As many people have pointed out, if someone had awoken from a coma after 30 years and learned that one US political party was in thrall to Wall St and the other to Russia, they would be confused by 2016. But then right is the new left and liberalism, being the prestige faith, is bound to attract prestige people, while Russia is back to its pre-Bolshevik role as the great force for reaction.
Some Democrats even believe that Donald Trump is in the pay of the Kremlin, although, then again, more than half of Democrats believe 9/11 was an inside job. This may all be a smear, but Trump has given off alarming signals, including promises to withdraw American forced abroad; Putin would surely welcome his victory.
This is saddening. I admit to having a rather sentimental view of America’s role in Europe, being part of that generation who grew up playing out the Second World War in our bedrooms; I remember, aged 8, visiting Berlin and being aware that it was the US soldiers there who stood between us and this hideous political system. That the Americans may wish to withdraw that support, just as Russia has become aggressive again, is frightening in a year in which we have already had far too much excitement.But then the America of Major Richard Winters and James Stewart is in many ways not the same thing as the America of today, and seventy years of de-facto imperialism has changed the country, and its role. The United States has become not just an empire abroad but at home, its essential idea now being the ‘proposition nation’, whereby nationality is defined by ideology. This strikes me as a bad idea, one that will inevitably lead to far lower social capital and growing alienation, inequality, aggressive identity politics and political extremism – all of which America has in droves.
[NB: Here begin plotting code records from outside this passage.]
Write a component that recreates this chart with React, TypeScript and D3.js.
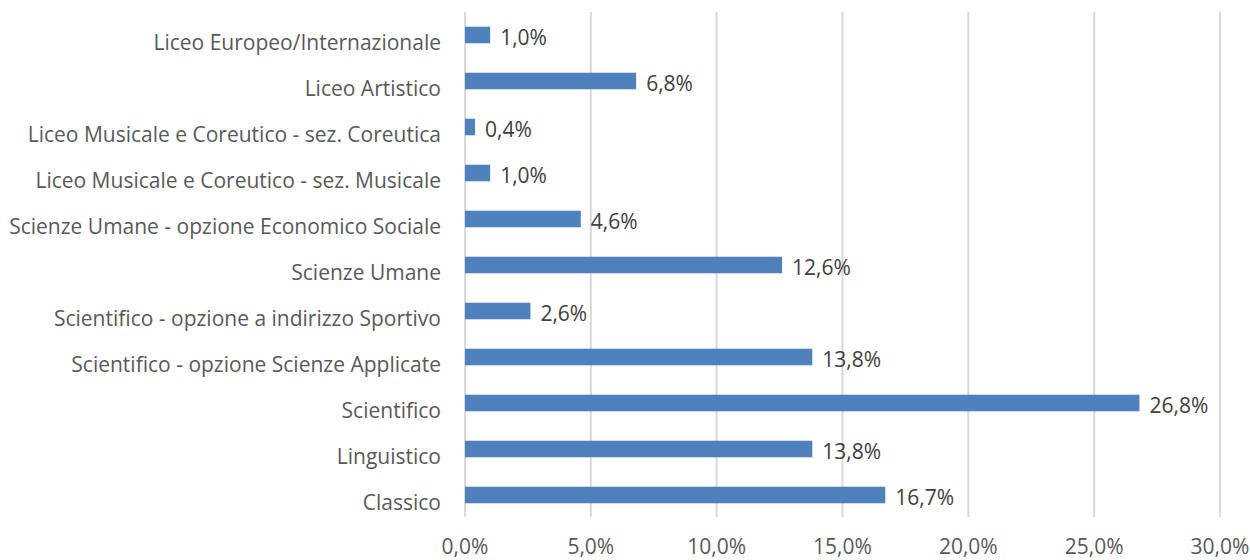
import React from "react";
import * as d3 from "d3";

const categories = [
  "Liceo Europeo/Internazionale",
  "Liceo Artistico",
  "Liceo Musicale e Coreutico - sez. Coreutica",
  "Liceo Musicale e Coreutico - sez. Musicale",
  "Scienze Umane - opzione Economico Sociale",
  "Scienze Umane",
  "Scientifico - opzione a indirizzo Sportivo",
  "Scientifico - opzione Scienze Applicate",
  "Scientifico",
  "Linguistico",
  "Classico",
];
const values = [1.0, 6.8, 0.4, 1.0, 4.6, 12.6, 2.6, 13.8, 26.8, 13.8, 16.7];
const ticks = [0, 5, 10, 15, 20, 25, 30];

const W = 1250;
const H = 560;
const FONT = "'Open Sans', sans-serif";
const FS = 21;

export default function App() {
  const x = d3.scaleLinear().domain([0, 30]).range([465, 1220]);
  const y = d3.scaleBand<string>().domain(categories).range([12, 518]).paddingInner(0.64).paddingOuter(0.32);
  const fmt = (v: number) => v.toFixed(1).replace(".", ",") + "%";
  return (
    <svg width={W} height={H} style={{ position: "absolute", left: 0, top: 0 }} fontFamily={FONT}>
      <rect width={W} height={H} fill="#fff" />
      {ticks.map((t) => (
        <line key={t} x1={x(t)} x2={x(t)} y1={12} y2={517} stroke="#d9d9d9" strokeWidth={2} />
      ))}
      {categories.map((c, i) => (
        <g key={c}>
          <rect x={x(0)} y={y(c)!} width={x(values[i]) - x(0)} height={y.bandwidth()} fill="#4f81bd" />
          <text
            x={x(values[i]) + 10}
            y={y(c)! + y.bandwidth() / 2 + 2}
            dominantBaseline="central"
            fontSize={FS}
            fill="#404040"
          >
            {fmt(values[i])}
          </text>
          <text
            x={441}
            y={y(c)! + y.bandwidth() / 2 + 7}
            dominantBaseline="central"
            textAnchor="end"
            fontSize={FS}
            fill="#595959"
          >
            {c}
          </text>
        </g>
      ))}
      {ticks.map((t) => (
        <text key={"t" + t} x={x(t)} y={546} dominantBaseline="central" textAnchor="middle" fontSize={FS} fill="#595959">
          {fmt(t)}
        </text>
      ))}
    </svg>
  );
}
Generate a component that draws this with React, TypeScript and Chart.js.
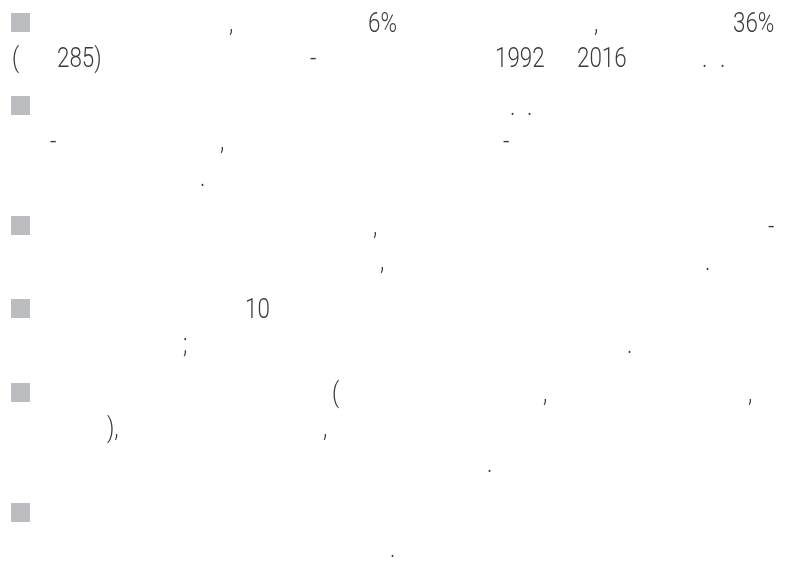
import React, { useEffect, useRef } from "react";
import { Chart, registerables } from "chart.js";

Chart.register(...registerables);

// Baselines (page y, px) of each text line on the slide
const lineBaselines = [32, 67, 115, 150, 186, 235, 270, 318, 353, 402, 437, 472, 522, 557];
// Lines that start with a bullet square
const bulletLines = [0, 2, 5, 7, 9, 12];
// Visible text fragments: [line index, x, text]
const fragLines = [0, 0, 0, 0, 1, 1, 1, 1, 1, 1, 1, 2, 2, 3, 3, 3, 4, 5, 5, 6, 6, 7, 8, 8, 9, 9, 9, 10, 10, 11, 13];
const fragX = [229, 368, 594, 733, 12, 57, 310, 495, 577, 702, 720, 510, 527, 50, 220, 503, 200, 373, 768, 380, 705, 245, 183, 627, 332, 543, 748, 107, 323, 487, 390];
const fragText = [",", "6%", ",", "36%", "(", "285)", "-", "1992", "2016", ".", ".", ".", ".", "-", ",", "-", ".", ",", "-", ",", ".", "10", ";", ".", "(", ",", ",", "),", ",", ".", "."];

const BULLET_X = 20.5;

export default function App() {
  const ref = useRef<HTMLCanvasElement | null>(null);
  useEffect(() => {
    document.body.style.margin = "0";
    const canvas = ref.current;
    if (!canvas) return;
    const textPlugin = {
      id: "slideText",
      afterDatasetsDraw(chart: any) {
        const { ctx, scales } = chart;
        ctx.save();
        ctx.font = "300 28px Roboto, 'Liberation Sans', sans-serif";
        ctx.fillStyle = "#3c3c3c";
        ctx.textAlign = "left";
        ctx.textBaseline = "alphabetic";
        for (let i = 0; i < fragText.length; i++) {
          const px = scales.x.getPixelForValue(fragX[i]);
          const py = scales.y.getPixelForValue(lineBaselines[fragLines[i]]);
          ctx.save();
          ctx.translate(px, py);
          ctx.scale(0.8, 1);
          ctx.fillText(fragText[i], 0, 0);
          ctx.restore();
        }
        ctx.restore();
      },
    };
    const chart = new Chart(canvas, {
      type: "scatter",
      data: {
        datasets: [
          {
            data: bulletLines.map((l) => ({ x: BULLET_X, y: lineBaselines[l] - 9.5 })),
            pointStyle: "rect",
            pointRadius: 13.44,
            pointHoverRadius: 13.44,
            pointBackgroundColor: "#bcbdc1",
            pointBorderWidth: 0,
            borderWidth: 0,
            clip: false,
          },
        ],
      },
      options: {
        animation: false,
        responsive: false,
        events: [],
        layout: { padding: 0, autoPadding: false },
        plugins: { legend: { display: false }, tooltip: { enabled: false } },
        scales: {
          x: { type: "linear", min: 0, max: 791, display: false },
          y: { type: "linear", min: 0, max: 562, reverse: true, display: false },
        },
      },
      plugins: [textPlugin],
    });
    return () => chart.destroy();
  }, []);
  return (
    <div style={{ position: "fixed", left: 0, top: 0, width: 791, height: 562, background: "#fff" }}>
      <canvas ref={ref} width={791} height={562} style={{ display: "block", width: 791, height: 562 }} />
    </div>
  );
}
Trump is in contrast a nationalist, in many ways a virulent and unpleasant one, but when he shocks polite society by saying things like the American Dream should be for Americans, these are sentiments that would have been surely self-evident to the point of truism to the men who stormed Omaha and Utah. For a western nationalist it is logical to be drawn to Russia, a country that in contrast believes in sovereignty (well, its own sovereignty, other country’s not so much).
Still, there may be upsides to American isolationism. As much as I appreciate the US military keeping the peace in Europe these past seven decades, it has infantilised Europeans, who began to believe they could step off the stage of history and retire to the beach. Even if Trump does not win, European countries need to think about how in future they are to protect themselves in an unstable world, especially since if political trends in the US are not reversed, that country may increasingly be prone to extremism.
Unfortunately all of the pan-European institutions, especially the EU, are run by people who have no real sense of Europe, nor a belief that Europe is distinctive from its neighbours, and that this is worth preserving and even fighting for. Such a void was illustrated starkly during the referendum when Remainers appealed not to our love of Europe but to the cost of the divorce lawyers – not a brilliant strategy in an age when identity trumps economics.
So one of the ways that Britain could show its commitment to our European neighbours, post-Brexit, is by increasing our military commitment to defending our continent from hostile neighbours, in particular our friends in Poland, Lithuania, Latvia and Estonia.
Sorry if this is all very depressing, but look on the bright side – none of this really matters compared to the catastrophe that is climate change. Anyway, enjoy the holidays. Avoid… everywhere.